Google is the biggest online advertising company in the world, and with such standards, the company is often the first choice for businesses that want to promote their products or services on the Internet. So if digital companies were to be blocked from using Google AdWords it could be a major problem.
"Recently, our Google AdWords campaigns were suspended without warning. This was the second time that I have encountered this situation," he explains. "We are making the Vivaldi browser. It is based on Chromium, an open-source project, led by Google and built on WebKit and KHTML. Using Google's services should not call for any issues, but sadly, the reality is different. We still have to hide our identity when visiting services such as Google Docs."
Tetzchner further reckons that Google's block could also have been a response to his criticism of the search giant in a recent media interview. Just two days ago Tetzchner had done interviews and his thoughts were published in a Wired article. He had basically questioned Google's and Facebook's business practices in terms of how they collect and aggregate customer data for targeted ad practices.

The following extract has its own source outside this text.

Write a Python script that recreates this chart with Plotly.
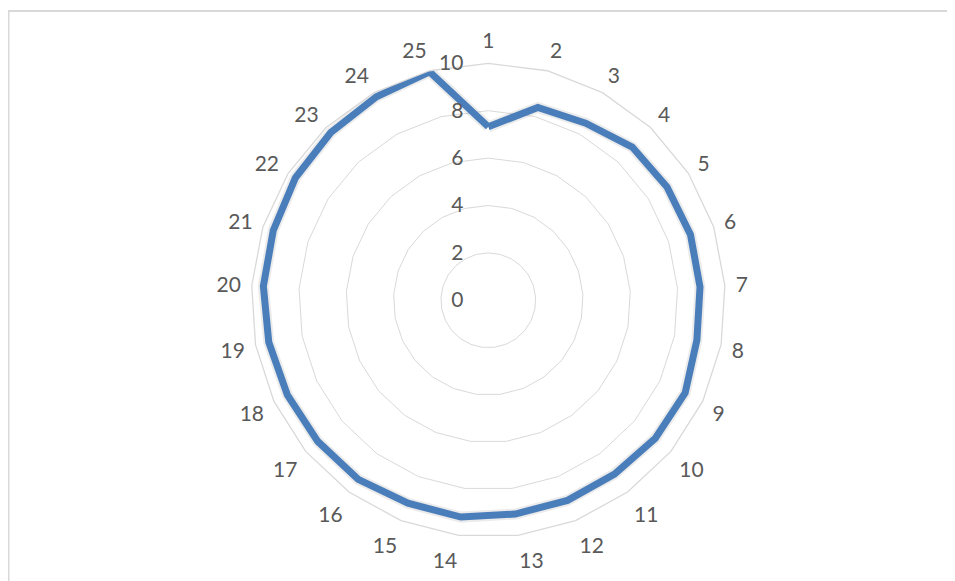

And coming back to the block, Tetzchner wrote, "Was this just a coincidence? Or was it deliberate, a way of sending us a message?"
However, after encountering the blockade, Vivaldi approached Google with the issue but only to be responded with "clarifications masqueraded in the form of vague terms and conditions." Moreover, in terms of those terms and conditions, Google also admitted themselves, that it was not a 'hard' requirement".
Tetzchner explained in the blog that it was only after almost three months of back-and-forth, the suspension of the account was lifted. It was also lifted only because "we bent to their requirements," he said.
Meanwhile, Google is yet to respond to these allegations.